Let’s assume you go for broke and take out $100,000 dollars in credit cards. Your current monthly expenses are $2,000 dollars so you feel comfortable with the idea you are within my prescribed 50-to-1 cash to debt ratio. The one problem here is off the top if you are using credit cards there will be a minimum monthly payment requirement. On $100,000 that minimum will run you a cool $2,000 dollars (2% of outstanding debt). So, the monthly expenses have now just gone up 100% to $4,000 dollars. At this point you will need to make 4% return per month just to survive. Oh wait, you will have to pay some taxes of course, so that percentage has just jumped up to 6% per month. The last whammy I will throw your way in this scenario is if you lose any money. Unlike when you use cash, you still have to not only pay the interest on the money, but also have to repay what you have loss. This has a compounding effect on your trading capital. I think you get my point, do not use credit cards to fund your trading activity!
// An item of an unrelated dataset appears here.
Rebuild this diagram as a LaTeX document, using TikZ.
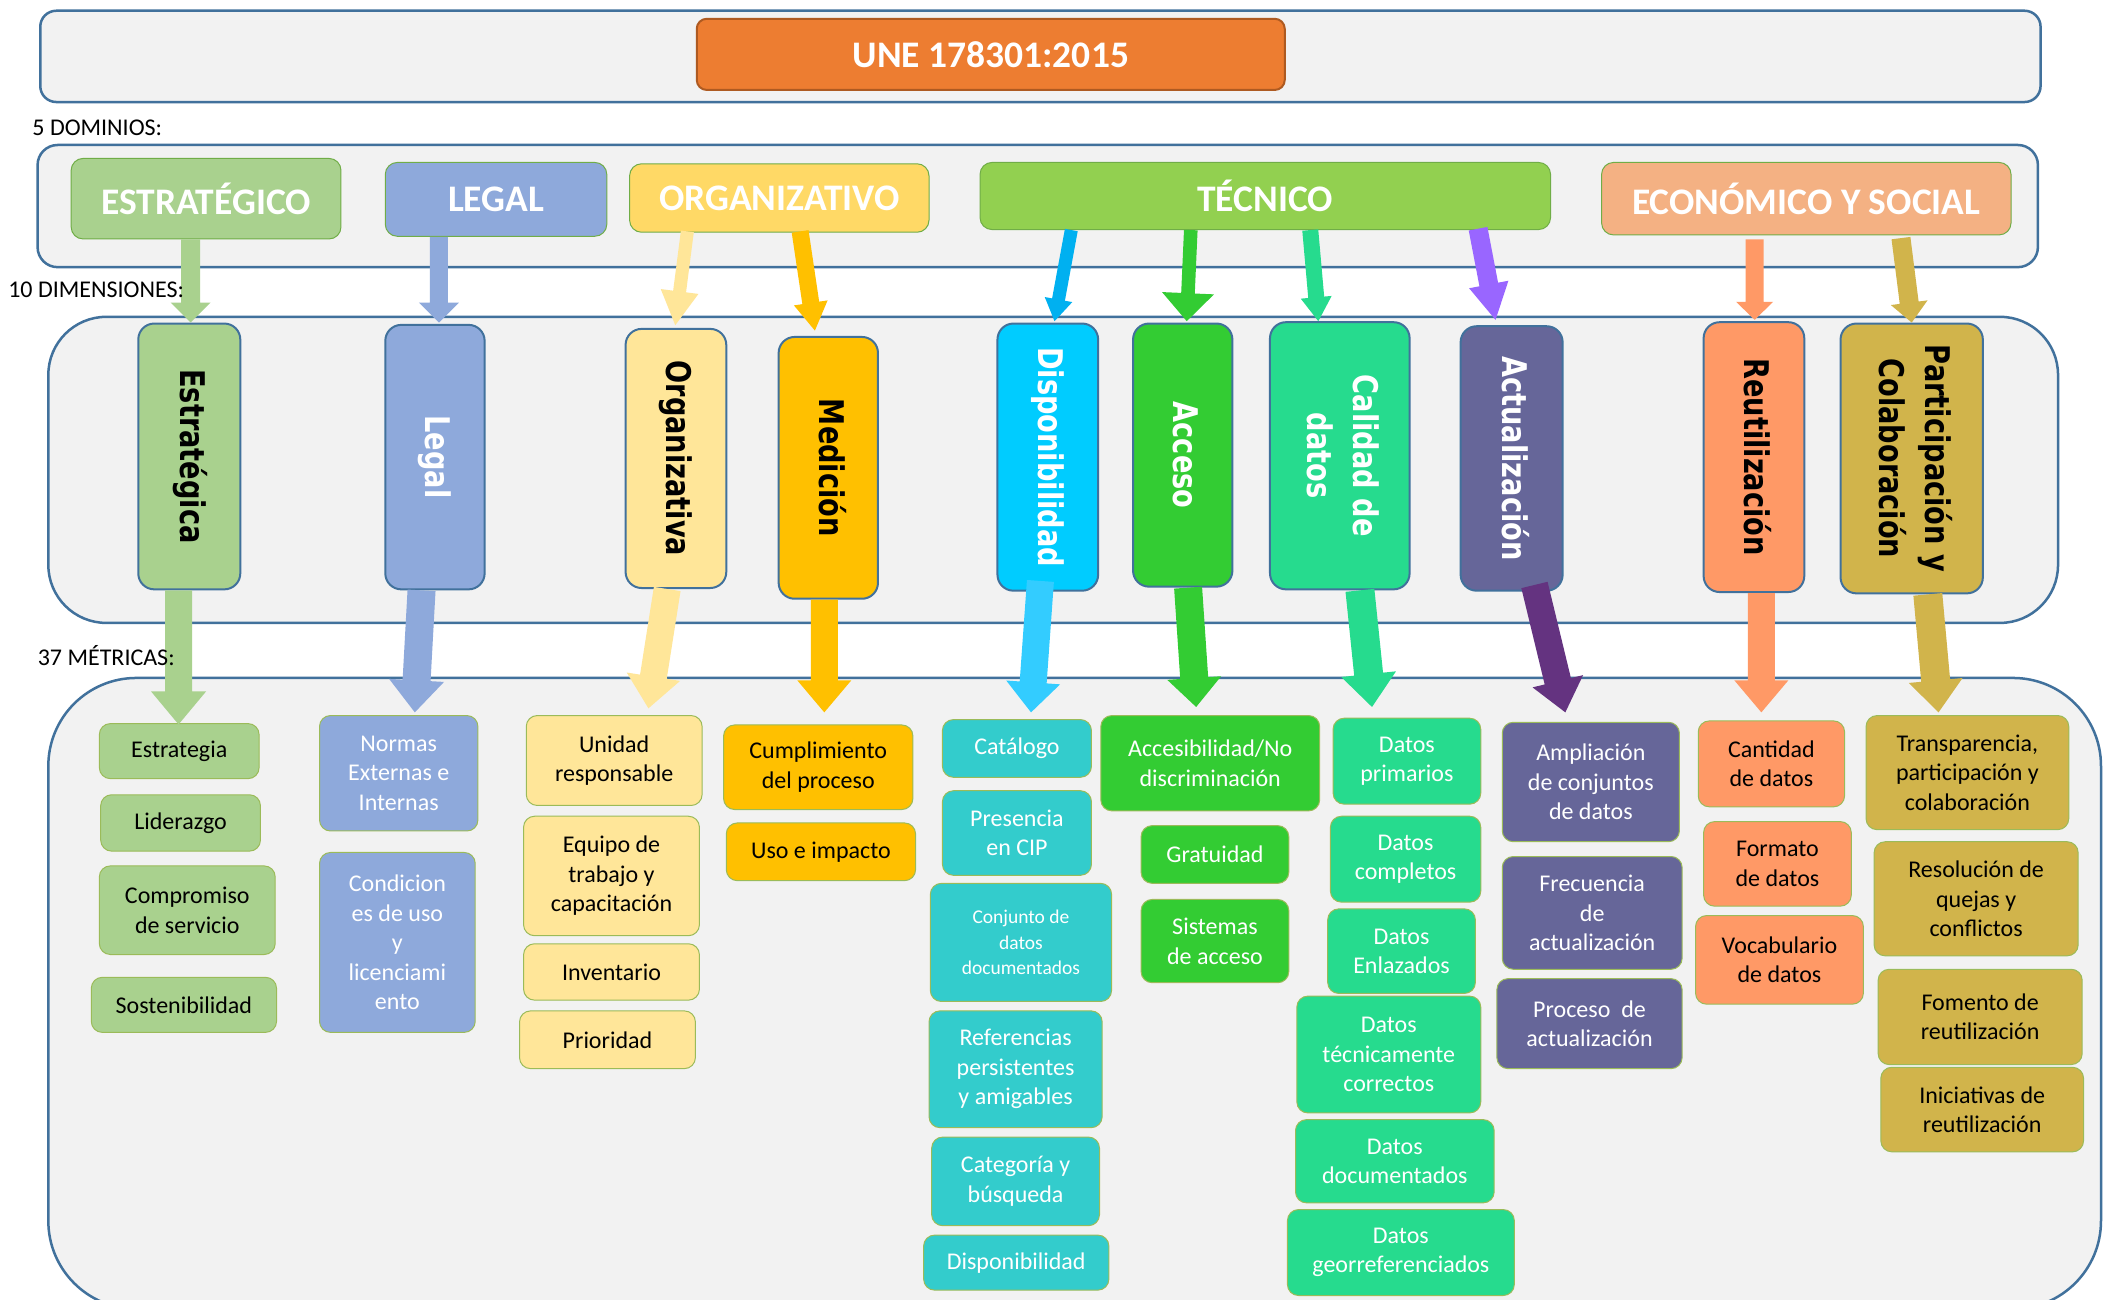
\documentclass[tikz,border=0pt]{standalone}
\usepackage{fontspec}
\usepackage{graphicx}
\setmainfont{Carlito}
\newfontfamily\dimfont{DejaVu Sans}[FakeStretch=0.8]
\usetikzlibrary{calc}

\definecolor{frameblue}{HTML}{41719C}
\definecolor{panel}{HTML}{F2F2F2}
\definecolor{une}{HTML}{ED7D31}
\definecolor{uneedge}{HTML}{AE5A21}
\definecolor{edgegreen}{HTML}{70AD47}
\definecolor{metricedge}{HTML}{9BBB59}
\definecolor{cEstr}{HTML}{A9D18E}
\definecolor{cLeg}{HTML}{8EA9DB}
\definecolor{cOrgD}{HTML}{FFD966}
\definecolor{cOrg}{HTML}{FFE699}
\definecolor{cMed}{HTML}{FFC000}
\definecolor{cTec}{HTML}{92D050}
\definecolor{cEco}{HTML}{F4B183}
\definecolor{cDisp}{HTML}{00CCFF}
\definecolor{cDispUp}{HTML}{00B0F0}
\definecolor{cDispDown}{HTML}{33CCFF}
\definecolor{cDispM}{HTML}{33CCCC}
\definecolor{cAcc}{HTML}{33CC33}
\definecolor{cCal}{HTML}{26DB8E}
\definecolor{cAct}{HTML}{666699}
\definecolor{cActUp}{HTML}{9966FF}
\definecolor{cActDown}{HTML}{643380}
\definecolor{cReu}{HTML}{FF9966}
\definecolor{cPar}{HTML}{D1B44B}

% box from its corners: name, style, x1, y1, x2, y2, text
\newcommand\bx[7]{%
  \pgfmathsetmacro\bxcx{(#3+#5)/2}%
  \pgfmathsetmacro\bxcy{(#4+#6)/2}%
  \pgfmathsetmacro\bxw{(#5-#3)*1.3425}%
  \pgfmathsetmacro\bxh{(#6-#4)*1.3425}%
  \node[#2, minimum width=\bxw pt, minimum height=\bxh pt] (#1) at (\bxcx,\bxcy) {#7};%
}
% wide block arrow: colour, tail, tip, half shaft, half head, head length
\newcommand\blockarrow[6]{%
  \coordinate (ba-h) at ($(#3)!#6!(#2)$);
  \fill[#1] ($(#2)!#4!90:(#3)$) -- ($(ba-h)!#4!90:(#3)$) -- ($(ba-h)!#5!90:(#3)$) -- (#3)
     -- ($(ba-h)!#5!-90:(#3)$) -- ($(ba-h)!#4!-90:(#3)$) -- ($(#2)!#4!-90:(#3)$) -- cycle;
}
\newcommand\vlabel[1]{\rotatebox{-90}{\begin{tabular}{@{}c@{}}#1\end{tabular}}}

\tikzset{
  panelbox/.style={draw=frameblue, line width=2.5pt, fill=panel, inner sep=0pt},
  titlebox/.style={rounded corners=10pt, draw=uneedge, line width=2pt, fill=une, text=white,
    inner sep=0pt, font=\fontsize{37.5}{42}\selectfont\bfseries},
  dombox/.style={rounded corners=12pt, draw=edgegreen, line width=1pt, text=white, inner sep=0pt,
    font=\fontsize{37.5}{42}\selectfont\bfseries},
  dimbox/.style={rounded corners=16pt, draw=frameblue, line width=2pt, inner sep=0pt,
    font=\dimfont\bfseries\fontsize{34}{46}\selectfont},
  metbox/.style={rounded corners=11pt, draw=metricedge, line width=1pt, inner sep=0pt,
    align=center, font=\fontsize{24}{29.5}\selectfont},
  tagtext/.style={anchor=west, inner sep=0pt, font=\fontsize{24}{28}\selectfont}
}

\begin{document}
\begin{tikzpicture}[x=1.3425pt, y=-1.3425pt]
\useasboundingbox (0,0) rectangle (1568,968);
\fill[white] (0,0) rectangle (1568,968);

% panels
\bx{topPanel}{panelbox, rounded corners=16pt}{30}{8}{1520}{76}{}
\bx{domPanel}{panelbox, rounded corners=20pt}{28}{108}{1518}{199}{}
\bx{dimPanel}{panelbox, rounded corners=58pt}{36}{236}{1533}{464}{}
\bx{metPanel}{panelbox, rounded corners=88pt}{36}{505}{1565}{975}{}

\bx{une}{titlebox}{519}{14}{957}{67}{UNE 178301:2015}

% domains
\bx{dEstr}{dombox, fill=cEstr}{53}{118}{254}{178}{ESTRATÉGICO}
\bx{dLeg}{dombox, fill=cLeg}{287}{121}{452}{176}{LEGAL}
\bx{dOrg}{dombox, fill=cOrgD}{469}{122}{692}{173}{ORGANIZATIVO}
\bx{dTec}{dombox, fill=cTec}{730}{121}{1155}{171}{TÉCNICO}
\bx{dEco}{dombox, fill=cEco}{1193}{121}{1498}{175}{ECONÓMICO Y SOCIAL}

% dimensions
\bx{mEstr}{dimbox, fill=cEstr}{103}{241}{179}{439}{\vlabel{Estratégica}}
\bx{mLeg}{dimbox, fill=cLeg, text=white}{287}{242}{361}{439}{\vlabel{Legal}}
\bx{mOrg}{dimbox, fill=cOrg}{466}{245}{541}{438}{\vlabel{Organizativa}}
\bx{mMed}{dimbox, fill=cMed}{580}{251}{654}{446}{\vlabel{Medición}}
\bx{mDisp}{dimbox, fill=cDisp, text=white}{743}{241}{818}{440}{\vlabel{Disponibilidad}}
\bx{mAcc}{dimbox, fill=cAcc, text=white}{844}{241}{918}{437}{\vlabel{Acceso}}
\bx{mCal}{dimbox, fill=cCal, text=white}{946}{240}{1050}{439}{\vlabel{Calidad de\\datos}}
\bx{mAct}{dimbox, fill=cAct, text=white}{1088}{243}{1164}{440}{\vlabel{Actualización}}
\bx{mReu}{dimbox, fill=cReu}{1269}{240}{1344}{441}{\vlabel{Reutilización}}
\bx{mPar}{dimbox, fill=cPar}{1371}{241}{1477}{442}{\vlabel{Participación y\\Colaboración}}

% metrics: estrategica
\bx{e1}{metbox, fill=cEstr}{74}{539}{193}{580}{Estrategia}
\bx{e2}{metbox, fill=cEstr}{75}{592}{194}{634}{Liderazgo}
\bx{e3}{metbox, fill=cEstr}{74}{645}{205}{711}{Compromiso\\de servicio}
\bx{e4}{metbox, fill=cEstr}{68}{728}{206}{769}{Sostenibilidad}
% legal
\bx{l1}{metbox, fill=cLeg, text=white}{238}{533}{356}{619}{Normas\\Externas e\\Internas}
\bx{l2}{metbox, fill=cLeg, text=white}{238}{635}{354}{769}{Condicion\\es de uso\\y\\licenciami\\ento}
% organizativa
\bx{o1}{metbox, fill=cOrg}{392}{533}{523}{600}{Unidad\\responsable}
\bx{o2}{metbox, fill=cOrg}{390}{608}{521}{697}{Equipo de\\trabajo y\\capacitación}
\bx{o3}{metbox, fill=cOrg}{390}{703}{521}{745}{Inventario}
\bx{o4}{metbox, fill=cOrg}{387}{753}{518}{796}{Prioridad}
% medicion
\bx{med1}{metbox, fill=cMed}{539}{540}{680}{603}{Cumplimiento\\del proceso}
\bx{med2}{metbox, fill=cMed}{541}{613}{682}{656}{Uso e impacto}
% disponibilidad
\bx{p1}{metbox, fill=cDispM, text=white}{702}{536}{813}{579}{Catálogo}
\bx{p2}{metbox, fill=cDispM, text=white}{702}{589}{813}{652}{Presencia\\en CIP}
\bx{p3}{metbox, fill=cDispM, text=white, font=\fontsize{19.5}{25.5}\selectfont}{693}{658}{828}{746}{Conjunto de\\datos\\documentados}
\bx{p4}{metbox, fill=cDispM, text=white}{692}{753}{821}{840}{Referencias\\persistentes\\y amigables}
\bx{p5}{metbox, fill=cDispM, text=white}{694}{847}{819}{913}{Categoría y\\búsqueda}
\bx{p6}{metbox, fill=cDispM, text=white}{688}{920}{826}{961}{Disponibilidad}
% acceso
\bx{a1}{metbox, fill=cAcc, text=white}{820}{533}{983}{604}{Accesibilidad/No\\discriminación}
\bx{a2}{metbox, fill=cAcc, text=white}{850}{615}{960}{658}{Gratuidad}
\bx{a3}{metbox, fill=cAcc, text=white}{850}{670}{960}{732}{Sistemas\\de acceso}
% calidad de datos
\bx{c1}{metbox, fill=cCal, text=white}{993}{535}{1103}{599}{Datos\\primarios}
\bx{c2}{metbox, fill=cCal, text=white}{991}{608}{1103}{672}{Datos\\completos}
\bx{c3}{metbox, fill=cCal, text=white}{989}{677}{1099}{740}{Datos\\Enlazados}
\bx{c4}{metbox, fill=cCal, text=white}{966}{742}{1103}{829}{Datos\\técnicamente\\correctos}
\bx{c5}{metbox, fill=cCal, text=white}{965}{834}{1113}{896}{Datos\\documentados}
\bx{c6}{metbox, fill=cCal, text=white}{959}{901}{1128}{965}{Datos\\georreferenciados}
% actualizacion
\bx{u1}{metbox, fill=cAct, text=white}{1119}{538}{1251}{627}{Ampliación\\de conjuntos\\de datos}
\bx{u2}{metbox, fill=cAct, text=white}{1119}{638}{1253}{722}{Frecuencia\\de\\actualización}
\bx{u3}{metbox, fill=cAct, text=white}{1115}{729}{1253}{796}{Proceso\ \ de\\actualización}
% reutilizacion
\bx{r1}{metbox, fill=cReu}{1265}{537}{1374}{601}{Cantidad\\de datos}
\bx{r2}{metbox, fill=cReu}{1269}{612}{1379}{675}{Formato\\de datos}
\bx{r3}{metbox, fill=cReu}{1263}{682}{1388}{748}{Vocabulario\\de datos}
% participacion y colaboracion
\bx{q1}{metbox, fill=cPar}{1390}{533}{1541}{618}{Transparencia,\\participación y\\colaboración}
\bx{q2}{metbox, fill=cPar}{1396}{627}{1548}{712}{Resolución de\\quejas y\\conflictos}
\bx{q3}{metbox, fill=cPar}{1399}{722}{1551}{793}{Fomento de\\reutilización}
\bx{q4}{metbox, fill=cPar}{1401}{795}{1552}{858}{Iniciativas de\\reutilización}

% domain -> dimension connectors
\coordinate (s1) at ($(dEstr.south)+(-11.5,0)$);  \coordinate (t1) at ($(mEstr.north)+(1,0)$);
\coordinate (s2) at ($(dLeg.south)+(-42.5,0)$);   \coordinate (t2) at ($(mLeg.north)+(3,-1)$);
\coordinate (s3) at ($(dOrg.south)+(-68.5,-1)$);  \coordinate (t3) at ($(mOrg.north)+(-0.5,-2)$);
\coordinate (s4) at ($(dOrg.south)+(15.5,-1)$);   \coordinate (t4) at ($(mMed.north)+(-10,-4)$);
\coordinate (s5) at ($(dTec.south)+(-144.5,0)$);  \coordinate (t5) at ($(mDisp.north)+(5,-1)$);
\coordinate (s6) at ($(dTec.south)+(-55.5,0)$);   \coordinate (t6) at ($(mAcc.north)+(3,-1)$);
\coordinate (s7) at ($(dTec.south)+(33.5,0)$);    \coordinate (t7) at ($(mCal.north)+(-16,0)$);
\coordinate (s8) at ($(dTec.south)+(158.5,-1)$);  \coordinate (t8) at ($(mAct.north)+(-12,-4)$);
\coordinate (s9) at ($(dEco.south)+(-38.5,3)$);   \coordinate (t9) at ($(mReu.north)+(0.5,-1)$);
\coordinate (s10) at ($(dEco.south)+(70.5,2)$);   \coordinate (t10) at ($(mPar.north)+(0,0)$);

\blockarrow{cEstr}{s1}{t1}{9.5pt}{20pt}{20pt}
\blockarrow{cLeg}{s2}{t2}{9pt}{20pt}{20pt}
\blockarrow{cOrg}{s3}{t3}{6.5pt}{19pt}{34pt}
\blockarrow{cMed}{s4}{t4}{8.5pt}{17pt}{28pt}
\blockarrow{cDispUp}{s5}{t5}{6.5pt}{14pt}{22pt}
\blockarrow{cAcc}{s6}{t6}{6.8pt}{26pt}{28pt}
\blockarrow{cCal}{s7}{t7}{8pt}{15.5pt}{24pt}
\blockarrow{cActUp}{s8}{t8}{9.5pt}{20pt}{36pt}
\blockarrow{cReu}{s9}{t9}{9pt}{18.5pt}{18pt}
\blockarrow{cPar}{s10}{t10}{9.5pt}{18.5pt}{20pt}

% dimension -> metric connectors
\coordinate (g1) at ($(mEstr.south)+(-8,0)$);   \coordinate (h1) at ($(e1.north)+(-0.5,1)$);
\coordinate (g2) at ($(mLeg.south)+(-10,0)$);   \coordinate (h2) at ($(l1.north)+(12,-2)$);
\coordinate (g3) at ($(mOrg.south)+(-6.5,0)$);  \coordinate (h3) at ($(o1.north)+(25.5,-5)$);
\coordinate (g4) at ($(mMed.south)+(-3,0)$);    \coordinate (h4) at ($(med1.north)+(4.5,-9)$);
\coordinate (g5) at ($(mDisp.south)+(-5.5,-8)$);\coordinate (h5) at ($(p1.north)+(10.5,-5)$);
\coordinate (g6) at ($(mAcc.south)+(4,0)$);     \coordinate (h6) at ($(a1.north)+(-10.5,-6)$);
\coordinate (g7) at ($(mCal.south)+(15,0)$);    \coordinate (h7) at ($(c1.north)+(-26,-8)$);
\coordinate (g8) at ($(mAct.south)+(17,-5)$);   \coordinate (h8) at ($(u1.north)+(-19,-7)$);
\coordinate (g9) at ($(mReu.south)+(5.5,0)$);   \coordinate (h9) at ($(r1.north)+(-7.5,-6)$);
\coordinate (g10) at ($(mPar.south)+(12,0)$);   \coordinate (h10) at ($(q1.north)+(-21.5,-2)$);

\blockarrow{cEstr}{g1}{h1}{13.5pt}{27.5pt}{33pt}
\blockarrow{cLeg}{g2}{h2}{14pt}{27.5pt}{32pt}
\blockarrow{cOrg}{g3}{h3}{13.5pt}{27pt}{32pt}
\blockarrow{cMed}{g4}{h4}{13.5pt}{27pt}{32pt}
\blockarrow{cDispDown}{g5}{h5}{13.5pt}{27pt}{30pt}
\blockarrow{cAcc}{g6}{h6}{14pt}{27pt}{29pt}
\blockarrow{cCal}{g7}{h7}{14.5pt}{27.5pt}{33pt}
\blockarrow{cActDown}{g8}{h8}{13.5pt}{26pt}{32pt}
\blockarrow{cReu}{g9}{h9}{13.5pt}{27pt}{32pt}
\blockarrow{cPar}{g10}{h10}{14.5pt}{27pt}{32pt}

% level captions, set over the arrows
\node[tagtext] (tDom) at (24,95) {5 DOMINIOS:};
\node[tagtext] (tDim) at (6,216) {10 DIMENSIONES:};
\node[tagtext] (tMet) at (28,488) {37 MÉTRICAS:};
\end{tikzpicture}
\end{document}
3, Take the Money out of your Home
This was the obvious go-to during the bull market in real estate. The sudden found wealth in people’s homes provided the means to kick start a number of trading careers from 2003 – 2007. Using equity from your home will provide a much better interest rate than a credit card, but the one problem with this approach is your home is used as collateral. In a worst case scenario if you lose your stake not only are you out of the game, but you also may lose your home. Again, much like credit card debt, the use of a home credit line will increase your monthly expenses and further compound your losses if things don’t go as planned.
4. Borrow from Family
Trading is a journey best taken alone. If you accept money from your parents and they are unable to completely stay hands off with the management of the money this will prove to be a headache you can’t escape from. You now have introduced for lack of a better term a partner into your trading venture. Yet, this partner has not taken the time to research the markets or attempted to understand the mechanics of your system. They are just there to point out when things aren’t going well and a constant reminder of their discomfort and the veiled threat of pulling the funds if you don’t make money everyday.
5. Trade Your Way to the Top
This is more of an old school way of getting the start-up money required to start your career. Simply put, if you want to trade in the markets, what better way to get the initial capital required other than trading the markets. Other than your time and sweat equity the market in theory should be an endless A.T.M. at your disposal. This is honestly my favorite means to get started. First off you are not committing any additional money from savings until you have proven you can make money trading. Secondly the money is all yours. You have not borrowed it from anyone and you do not have all of the pressures that come with not controlling your own destiny. Last but not least you are building the self confidence that you can actually pull off the wild idea of making a living trading. The major downside to this approach is it will take years before you are able to trade full-time. But like any profession worth mastering you must be prepared to commit to 10,000 hours of study before you can truly call yourself an expert.
What of the 5 options above would best suit your risk profile? As my Dad has told me over the years, most of the time in life the option which is the most painful is often the one built on a solid foundation.